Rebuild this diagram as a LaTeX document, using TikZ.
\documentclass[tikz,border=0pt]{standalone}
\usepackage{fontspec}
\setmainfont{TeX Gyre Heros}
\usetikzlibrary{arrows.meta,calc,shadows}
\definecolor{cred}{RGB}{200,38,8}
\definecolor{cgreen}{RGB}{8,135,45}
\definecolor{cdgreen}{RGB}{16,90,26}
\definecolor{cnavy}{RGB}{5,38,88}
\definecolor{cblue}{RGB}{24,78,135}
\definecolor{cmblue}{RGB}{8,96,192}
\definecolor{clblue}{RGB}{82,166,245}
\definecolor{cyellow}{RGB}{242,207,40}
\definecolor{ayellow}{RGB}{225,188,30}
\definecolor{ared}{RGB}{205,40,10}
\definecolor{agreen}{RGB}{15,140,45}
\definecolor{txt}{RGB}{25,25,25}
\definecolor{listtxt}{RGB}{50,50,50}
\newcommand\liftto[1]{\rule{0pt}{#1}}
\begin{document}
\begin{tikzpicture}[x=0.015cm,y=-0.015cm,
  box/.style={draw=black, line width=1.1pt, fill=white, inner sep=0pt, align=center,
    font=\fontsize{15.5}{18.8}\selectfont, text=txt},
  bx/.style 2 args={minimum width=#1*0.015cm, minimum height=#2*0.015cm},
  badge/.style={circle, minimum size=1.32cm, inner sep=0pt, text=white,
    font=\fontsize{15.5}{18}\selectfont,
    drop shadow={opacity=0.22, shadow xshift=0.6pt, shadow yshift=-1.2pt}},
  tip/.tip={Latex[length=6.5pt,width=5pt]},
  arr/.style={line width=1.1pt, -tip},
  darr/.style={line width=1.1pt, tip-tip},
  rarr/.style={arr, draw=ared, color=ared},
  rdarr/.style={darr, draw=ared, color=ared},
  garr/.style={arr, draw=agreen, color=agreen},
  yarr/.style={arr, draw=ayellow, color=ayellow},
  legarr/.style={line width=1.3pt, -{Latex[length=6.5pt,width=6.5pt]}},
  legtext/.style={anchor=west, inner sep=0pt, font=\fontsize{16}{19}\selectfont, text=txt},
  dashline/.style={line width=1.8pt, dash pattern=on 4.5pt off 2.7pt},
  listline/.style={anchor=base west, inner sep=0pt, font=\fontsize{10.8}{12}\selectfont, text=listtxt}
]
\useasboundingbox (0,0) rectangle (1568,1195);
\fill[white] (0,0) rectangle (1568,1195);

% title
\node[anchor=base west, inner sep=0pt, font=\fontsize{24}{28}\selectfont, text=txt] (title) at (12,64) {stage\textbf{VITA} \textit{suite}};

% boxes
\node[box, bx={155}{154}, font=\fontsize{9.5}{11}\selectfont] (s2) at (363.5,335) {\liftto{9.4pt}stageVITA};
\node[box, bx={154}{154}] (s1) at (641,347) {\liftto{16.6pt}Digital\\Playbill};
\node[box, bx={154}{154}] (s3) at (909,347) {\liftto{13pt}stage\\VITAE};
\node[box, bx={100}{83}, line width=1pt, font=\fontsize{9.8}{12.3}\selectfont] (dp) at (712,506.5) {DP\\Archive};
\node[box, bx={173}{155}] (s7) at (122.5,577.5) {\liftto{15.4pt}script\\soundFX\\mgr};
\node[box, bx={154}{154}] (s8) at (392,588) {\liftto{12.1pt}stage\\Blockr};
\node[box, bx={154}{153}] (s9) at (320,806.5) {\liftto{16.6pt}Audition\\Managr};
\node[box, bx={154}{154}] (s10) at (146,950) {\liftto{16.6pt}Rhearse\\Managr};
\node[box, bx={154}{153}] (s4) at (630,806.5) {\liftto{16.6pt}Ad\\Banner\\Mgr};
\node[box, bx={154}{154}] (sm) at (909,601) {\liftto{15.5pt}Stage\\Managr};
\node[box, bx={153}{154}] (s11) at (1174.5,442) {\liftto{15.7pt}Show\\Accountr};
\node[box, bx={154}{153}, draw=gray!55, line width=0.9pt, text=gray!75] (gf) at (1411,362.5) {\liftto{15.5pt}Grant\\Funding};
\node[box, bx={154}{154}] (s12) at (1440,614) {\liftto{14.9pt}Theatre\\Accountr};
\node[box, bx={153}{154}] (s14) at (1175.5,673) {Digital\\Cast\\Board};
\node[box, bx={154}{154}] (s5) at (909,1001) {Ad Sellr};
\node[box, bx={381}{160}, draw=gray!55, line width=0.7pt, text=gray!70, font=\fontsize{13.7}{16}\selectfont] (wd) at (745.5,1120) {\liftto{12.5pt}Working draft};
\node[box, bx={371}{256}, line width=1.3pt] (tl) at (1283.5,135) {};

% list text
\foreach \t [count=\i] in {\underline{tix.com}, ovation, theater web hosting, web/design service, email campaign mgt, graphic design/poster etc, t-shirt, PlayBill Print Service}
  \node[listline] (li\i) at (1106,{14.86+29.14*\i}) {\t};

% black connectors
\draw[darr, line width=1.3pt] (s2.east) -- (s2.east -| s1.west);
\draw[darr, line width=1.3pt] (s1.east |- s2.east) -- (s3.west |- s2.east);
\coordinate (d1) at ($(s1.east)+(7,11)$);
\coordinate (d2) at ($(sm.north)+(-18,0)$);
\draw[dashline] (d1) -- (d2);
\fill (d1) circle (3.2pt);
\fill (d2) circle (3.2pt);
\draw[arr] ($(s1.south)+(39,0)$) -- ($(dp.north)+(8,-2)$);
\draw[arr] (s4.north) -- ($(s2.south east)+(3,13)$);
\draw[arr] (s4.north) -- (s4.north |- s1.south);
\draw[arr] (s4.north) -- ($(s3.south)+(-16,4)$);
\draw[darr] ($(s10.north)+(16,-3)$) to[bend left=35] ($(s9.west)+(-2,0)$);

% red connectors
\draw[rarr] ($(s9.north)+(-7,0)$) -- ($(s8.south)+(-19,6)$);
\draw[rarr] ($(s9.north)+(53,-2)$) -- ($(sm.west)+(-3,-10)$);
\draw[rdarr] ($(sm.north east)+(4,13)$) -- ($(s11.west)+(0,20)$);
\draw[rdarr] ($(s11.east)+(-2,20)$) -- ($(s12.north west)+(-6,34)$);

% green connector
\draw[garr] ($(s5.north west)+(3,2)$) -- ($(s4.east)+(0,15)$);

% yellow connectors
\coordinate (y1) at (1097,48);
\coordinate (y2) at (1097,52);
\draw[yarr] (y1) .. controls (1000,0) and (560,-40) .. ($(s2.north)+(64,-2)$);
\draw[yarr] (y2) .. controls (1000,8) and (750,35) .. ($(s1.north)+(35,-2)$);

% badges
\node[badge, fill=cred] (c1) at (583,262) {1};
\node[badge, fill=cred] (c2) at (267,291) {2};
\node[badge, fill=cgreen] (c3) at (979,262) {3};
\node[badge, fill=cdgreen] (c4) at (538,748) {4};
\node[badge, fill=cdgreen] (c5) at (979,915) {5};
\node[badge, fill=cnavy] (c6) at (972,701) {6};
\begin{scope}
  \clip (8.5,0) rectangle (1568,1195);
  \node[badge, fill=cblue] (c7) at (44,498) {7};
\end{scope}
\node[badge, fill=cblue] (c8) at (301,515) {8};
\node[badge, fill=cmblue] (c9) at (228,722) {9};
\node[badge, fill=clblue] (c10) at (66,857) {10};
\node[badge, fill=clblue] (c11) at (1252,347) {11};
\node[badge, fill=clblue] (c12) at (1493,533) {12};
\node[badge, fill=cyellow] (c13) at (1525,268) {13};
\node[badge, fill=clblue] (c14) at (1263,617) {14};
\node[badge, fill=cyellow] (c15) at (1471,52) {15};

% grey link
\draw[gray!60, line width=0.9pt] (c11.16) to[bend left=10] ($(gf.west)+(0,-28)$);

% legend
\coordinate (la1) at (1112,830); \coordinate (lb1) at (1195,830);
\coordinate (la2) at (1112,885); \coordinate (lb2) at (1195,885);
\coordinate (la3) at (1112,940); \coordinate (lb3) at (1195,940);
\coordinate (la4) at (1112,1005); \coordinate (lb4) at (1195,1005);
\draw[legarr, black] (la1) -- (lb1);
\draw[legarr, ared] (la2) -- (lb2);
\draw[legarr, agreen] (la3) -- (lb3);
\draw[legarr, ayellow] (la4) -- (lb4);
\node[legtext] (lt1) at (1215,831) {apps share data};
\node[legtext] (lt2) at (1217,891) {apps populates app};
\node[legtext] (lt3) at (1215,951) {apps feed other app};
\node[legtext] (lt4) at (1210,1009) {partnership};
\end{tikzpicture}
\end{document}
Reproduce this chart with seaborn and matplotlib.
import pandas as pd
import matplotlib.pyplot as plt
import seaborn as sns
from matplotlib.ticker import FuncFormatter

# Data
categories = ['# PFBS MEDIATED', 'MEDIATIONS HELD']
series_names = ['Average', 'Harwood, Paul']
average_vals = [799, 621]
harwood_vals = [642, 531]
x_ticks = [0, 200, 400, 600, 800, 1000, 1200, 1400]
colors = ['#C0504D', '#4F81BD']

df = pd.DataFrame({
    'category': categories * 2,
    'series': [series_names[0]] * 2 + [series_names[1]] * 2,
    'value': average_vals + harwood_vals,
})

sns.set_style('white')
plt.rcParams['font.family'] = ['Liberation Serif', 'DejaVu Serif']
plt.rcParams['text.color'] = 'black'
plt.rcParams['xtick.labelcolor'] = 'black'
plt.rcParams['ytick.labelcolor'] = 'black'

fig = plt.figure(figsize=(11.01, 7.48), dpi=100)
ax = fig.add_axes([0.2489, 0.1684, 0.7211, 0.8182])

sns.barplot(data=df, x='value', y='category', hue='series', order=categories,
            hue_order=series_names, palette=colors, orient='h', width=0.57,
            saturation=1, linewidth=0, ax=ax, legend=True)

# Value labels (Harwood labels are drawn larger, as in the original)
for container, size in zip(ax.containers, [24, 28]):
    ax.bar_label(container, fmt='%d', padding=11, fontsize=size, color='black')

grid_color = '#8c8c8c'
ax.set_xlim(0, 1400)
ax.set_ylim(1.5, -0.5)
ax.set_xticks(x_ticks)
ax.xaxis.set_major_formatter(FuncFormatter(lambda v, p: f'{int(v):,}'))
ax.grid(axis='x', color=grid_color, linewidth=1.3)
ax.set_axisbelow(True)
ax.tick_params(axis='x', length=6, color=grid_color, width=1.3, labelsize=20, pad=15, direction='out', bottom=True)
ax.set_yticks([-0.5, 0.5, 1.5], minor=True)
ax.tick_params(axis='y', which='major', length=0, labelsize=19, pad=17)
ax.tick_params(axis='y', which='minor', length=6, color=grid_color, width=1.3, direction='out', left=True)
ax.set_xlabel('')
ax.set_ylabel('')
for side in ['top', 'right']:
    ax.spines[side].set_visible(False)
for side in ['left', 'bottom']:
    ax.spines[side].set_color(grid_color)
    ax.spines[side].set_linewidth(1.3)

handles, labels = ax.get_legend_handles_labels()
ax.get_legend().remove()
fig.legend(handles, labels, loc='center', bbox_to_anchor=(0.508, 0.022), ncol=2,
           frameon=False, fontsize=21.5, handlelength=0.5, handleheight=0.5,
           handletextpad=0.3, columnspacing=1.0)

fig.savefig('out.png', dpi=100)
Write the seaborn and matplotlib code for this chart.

→ THE TASK
What number of lines in the records contain the word "seaborn"? Answer with that number alone.

→ RESPONSE
3